Instruction:
Write the lines out again, from the top of the material to the line containing "from bokeh.resources import INLINE", pictures excluded.

Data section:

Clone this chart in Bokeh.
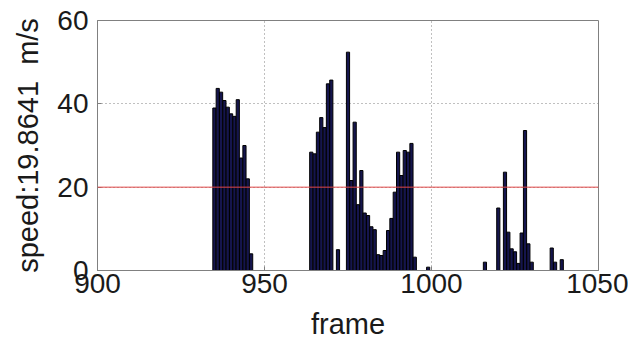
from bokeh.plotting import figure
from bokeh.models import Range1d, FixedTicker, Span
from bokeh.embed import file_html
from bokeh.resources import INLINE

# ---- data ----
frames = [935, 936, 937, 938, 939, 940, 941, 942, 943, 944, 945, 946,
          964, 965, 966, 967, 968, 969, 970, 972,
          975, 976, 977, 978, 979, 980, 981, 982, 983, 984, 985, 986, 987,
          988, 989, 990, 991, 992, 993, 994, 995, 999,
          1016, 1020, 1022, 1023, 1024, 1025, 1026, 1027, 1028, 1029, 1030,
          1036, 1037, 1039]
speeds = [39.0, 43.7, 42.8, 40.8, 39.2, 37.6, 37.0, 41.0, 27.0, 30.0, 22.0, 4.0,
          28.4, 28.0, 33.2, 36.7, 34.3, 44.8, 45.7, 5.0,
          52.4, 21.6, 35.6, 15.8, 24.0, 13.8, 13.2, 10.5, 9.8, 3.8, 3.6, 4.8, 9.6,
          12.5, 18.8, 28.4, 22.8, 28.8, 28.4, 30.5, 3.2, 0.8,
          2.0, 15.0, 23.6, 9.2, 5.2, 4.5, 1.7, 9.0, 33.6, 6.4, 2.0,
          5.4, 2.0, 2.6]
threshold = 20
x_ticks = [900, 950, 1000, 1050]
y_ticks = [0, 20, 40, 60]
x_label = "frame"
y_label = "speed:19.8641\u00a0 m/s"

FONT = "Liberation Sans"

p = figure(frame_width=501, frame_height=250,
           x_range=Range1d(900, 1050), y_range=Range1d(0, 60),
           output_backend="svg", toolbar_location=None,
           min_border_left=97, min_border_right=30,
           min_border_top=20, min_border_bottom=78)
p.background_fill_color = "white"
p.border_fill_color = "white"
p.outline_line_color = "#808080"
p.outline_line_width = 1

p.vbar(x=frames, top=speeds, bottom=0, width=0.95,
       fill_color="#15154d", line_color="black", line_width=1)

p.add_layout(Span(location=threshold, dimension="width",
                  line_color="#e04848", line_width=1))

p.xaxis.ticker = FixedTicker(ticks=x_ticks)
p.yaxis.ticker = FixedTicker(ticks=y_ticks)
for ax in (p.xaxis[0], p.yaxis[0]):
    ax.axis_line_color = "#808080"
    ax.major_tick_line_color = "#808080"
    ax.major_tick_in = 4
    ax.major_tick_out = 0
    ax.minor_tick_line_color = None
    ax.major_label_text_font = FONT
    ax.major_label_text_font_size = "28px"
    ax.major_label_text_color = "#1a1a1a"
    ax.axis_label_text_font = FONT
    ax.axis_label_text_font_size = "29px"
    ax.axis_label_text_font_style = "normal"
    ax.axis_label_text_color = "#1a1a1a"

p.xaxis.axis_label = x_label
p.yaxis.axis_label = y_label
p.xaxis.major_label_standoff = 3
p.yaxis.major_label_standoff = 9
p.xaxis.axis_label_standoff = 12
p.yaxis.axis_label_standoff = 10

p.xgrid.ticker = FixedTicker(ticks=x_ticks)
p.ygrid.ticker = FixedTicker(ticks=y_ticks)
p.grid.grid_line_color = "#808080"
p.grid.grid_line_dash = "1 3"
p.grid.grid_line_width = 1

open("out.html", "w").write(file_html(p, INLINE))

Completed exercise:
Clone this chart in Bokeh.
from bokeh.plotting import figure
from bokeh.models import Range1d, FixedTicker, Span
from bokeh.embed import file_html
from bokeh.resources import INLINE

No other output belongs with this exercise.